Ya no acepto el discurso post-fallas políticamente correcto. Me refiero a ese relato mítico que habla de una Valencia, capital de Hogwarts, donde la varita mágica de Rita Potter consigue eliminar las cenizas y las basuras de los excesos falleros en apenas unas horas. No es cierto. Y hay que decirlo. Ya está bien de que los medios de comunicación se agarren a la cantinela del tópico. Valencia, el día 20 de marzo, no amanece limpia. Ni mucho menos.
Y no me refiero a las cenizas de los monumentos -casi podría decirse que eso es lo único que ya no existe- sino al resto de residuos. El domingo pasado, recién llegada de mi test personal de los 110 en autopista, me encontré con una Valencia sucia, con olor a orín y con restos de alcohol, vómitos, papeles y buñuelos pegados al asfalto que daba asco. Amén de las carpas aún montadas o de las calles cortadas.
Sé que lo fácil es quejarse de los servicios de limpieza pero éstos eran los únicos que se veían por las calles a las cuatro de la tarde.
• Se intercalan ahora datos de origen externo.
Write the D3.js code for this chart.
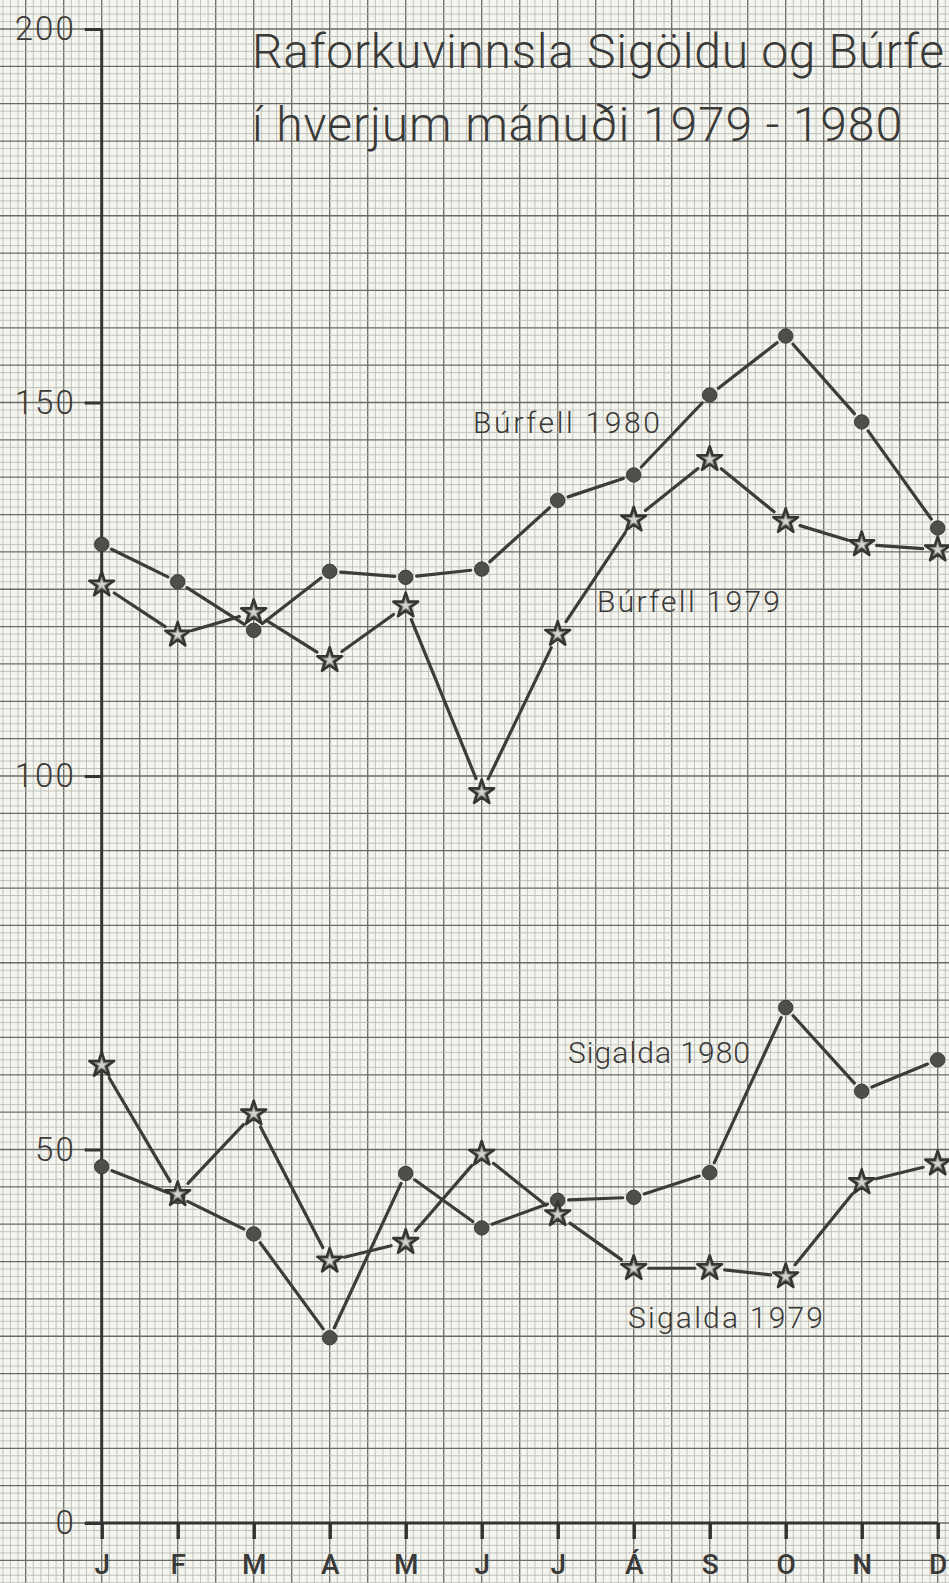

Mientras el resto dormía la siesta del día 20, ellos intentaban volver la ciudad a la normalidad. Sin éxito, por cierto, hasta varias horas y decenas de cepillados después.
Tampoco hay que mirar únicamente hacia el Ayuntamiento. Que Valencia se convierta por unos días en un lugar de excesos que la ponen perdida, no es solo responsabilidad de las autoridades sino de todos, ciudadanos y visitantes.
En esa tesitura siempre recuerdo a las monjas del colegio cuando nos preguntaban, al tirar un papel al suelo: «¿eso lo harías en casa? ¿A que no? Pues aquí tampoco». Lo malo es que hoy en día algunos responderían que sí a la primera pregunta.
Ahora que estamos debatiendo sobre el fin de semana fijo para Fallas, es momento de calcular también eso. Si nos merece la pena el gasto, el deterioro urbano y el coste de imagen para proyectar una Valencia de vanguardia solo por batir el récord de visitantes.